あと、e-Taxで登録申請する場合、作成過程で「登録通知書」をe-Tax(電子データ)で受領するかどうかの質問がでてきます。

この質問に対し「希望する」にチェックすると、後日登録が完了した際に登録通知書をデータで受領し、各e-Taxソフトにて登録データの確認及び印刷ができますので、紙で受領した登録通知書を紛失してしまうリスクも回避できます。


↑「希望する」にチェックをいれた場合の完成した申請書の画像。国税庁のHPからダウンロードできる申請書は、郵送による提出を想定しているため、前記の「適格請求書発行事業者の登録申請書」の記載例の通り、この項目自体がありません。

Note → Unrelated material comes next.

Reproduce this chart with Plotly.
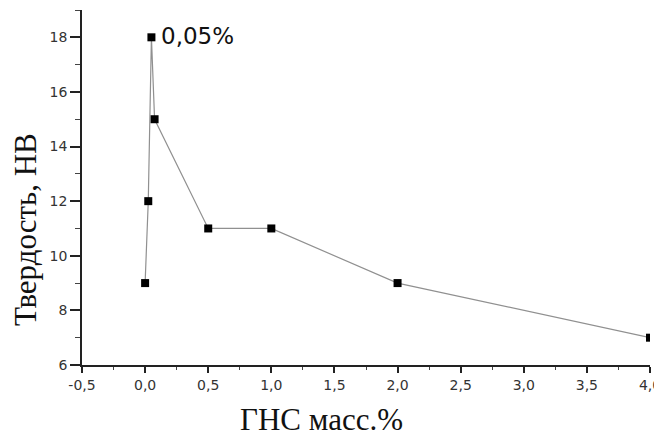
import plotly.graph_objects as go

x_vals = [0.0, 0.025, 0.05, 0.075, 0.5, 1.0, 2.0, 4.0]
hardness = [9, 12, 18, 15, 11, 11, 9, 7]

x_ticks = [-0.5, 0.0, 0.5, 1.0, 1.5, 2.0, 2.5, 3.0, 3.5, 4.0]
x_tick_labels = ["-0,5", "0,0", "0,5", "1,0", "1,5", "2,0", "2,5", "3,0", "3,5", "4,0"]
y_ticks = [6, 8, 10, 12, 14, 16, 18]

peak_label = "0,05%"
x_title = "ГНС масс.%"
y_title = "Твердость, НВ"

# page has a default 8px body margin; plot area in page pixels: x 82..650, y 10..365
fig = go.Figure()
fig.add_trace(go.Scatter(
    x=x_vals, y=hardness, mode="lines+markers",
    line=dict(color="#909090", width=1.2),
    marker=dict(symbol="square", size=8, color="black"),
    cliponaxis=True, showlegend=False,
))

fig.add_annotation(
    x=x_vals[2], y=hardness[2], text=peak_label, showarrow=False,
    xanchor="left", yanchor="middle", xshift=8, yshift=1,
    font=dict(family="DejaVu Sans", size=23, color="#111"),
)
title_font = dict(family="Liberation Serif, Times New Roman", size=31, color="#111")
fig.add_annotation(
    xref="paper", yref="paper", x=(321 - 82) / 568, y=-(419 - 365) / 355,
    text=x_title, showarrow=False, xanchor="center", yanchor="middle", font=title_font,
)
fig.add_annotation(
    xref="paper", yref="paper", x=-(82 - 25) / 568, y=(365 - 230) / 355,
    text=y_title, showarrow=False, xanchor="center", yanchor="middle", textangle=-90,
    font=title_font, borderpad=0,
)

fig.update_layout(
    width=654, height=429,
    margin=dict(l=74, r=12, t=2, b=72),
    paper_bgcolor="white", plot_bgcolor="white",
    font=dict(family="DejaVu Sans, Liberation Sans, Arial", color="#333", size=14),
)
fig.update_xaxes(
    range=[-0.5, 4.0], tickvals=x_ticks, ticktext=x_tick_labels, automargin=False,
    showline=True, linecolor="#222", linewidth=1.5, showgrid=False, zeroline=False,
    ticks="outside", ticklen=6, tickwidth=1.5, tickcolor="#222",
    minor=dict(ticks="outside", dtick=0.25, tick0=0, ticklen=3, tickwidth=1, tickcolor="#444", showgrid=False),
    tickfont=dict(size=14),
)
fig.update_yaxes(
    range=[6, 19], tickvals=y_ticks, automargin=False,
    showline=True, linecolor="#222", linewidth=1.5, showgrid=False, zeroline=False,
    ticks="outside", ticklen=10, tickwidth=1.5, tickcolor="#222",
    minor=dict(ticks="outside", dtick=1, tick0=0, ticklen=5, tickwidth=1, tickcolor="#444", showgrid=False),
    tickfont=dict(size=14),
)

fig.write_html("out.html")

【補足】令和5年度中に簡易課税制度を選ぶ場合にはさらに届出書を1つ追加

現状、免税事業者のフリーランス(個人事業主)の方には馴染みがないかもしれませんが、確定申告の際に納付する消費税は原則的には以下のように計算されます。
「売上の際預かった消費税ー仕入等の際支払った消費税=納付する消費税」

ただし、経理処理が面倒なので、一定規模以下の事業主については、簡便的な計算方法である簡易課税方式という計算方法を使うことができます。
「売上の際預かった消費税ー売上の際預かった消費税×事業の種類に応じた一定の割合=納付する消費税」

この簡易課税は原則的な計算方法ではないので、この計算方法を使って申告をするためには、使用する年度の前年度中に「簡易課税選届出書」という書類を提出する必要があります。
しかし、免税事業者であるフリーランス(個人事業主)の方が令和5年中に登録申請書を提出して、インボイスの発行事業者として登録を受けた場合には、特別に「令和5年10月1日~令和5年12月31日」の間に提出すれば、令和5年度から簡易課税を使ことができます。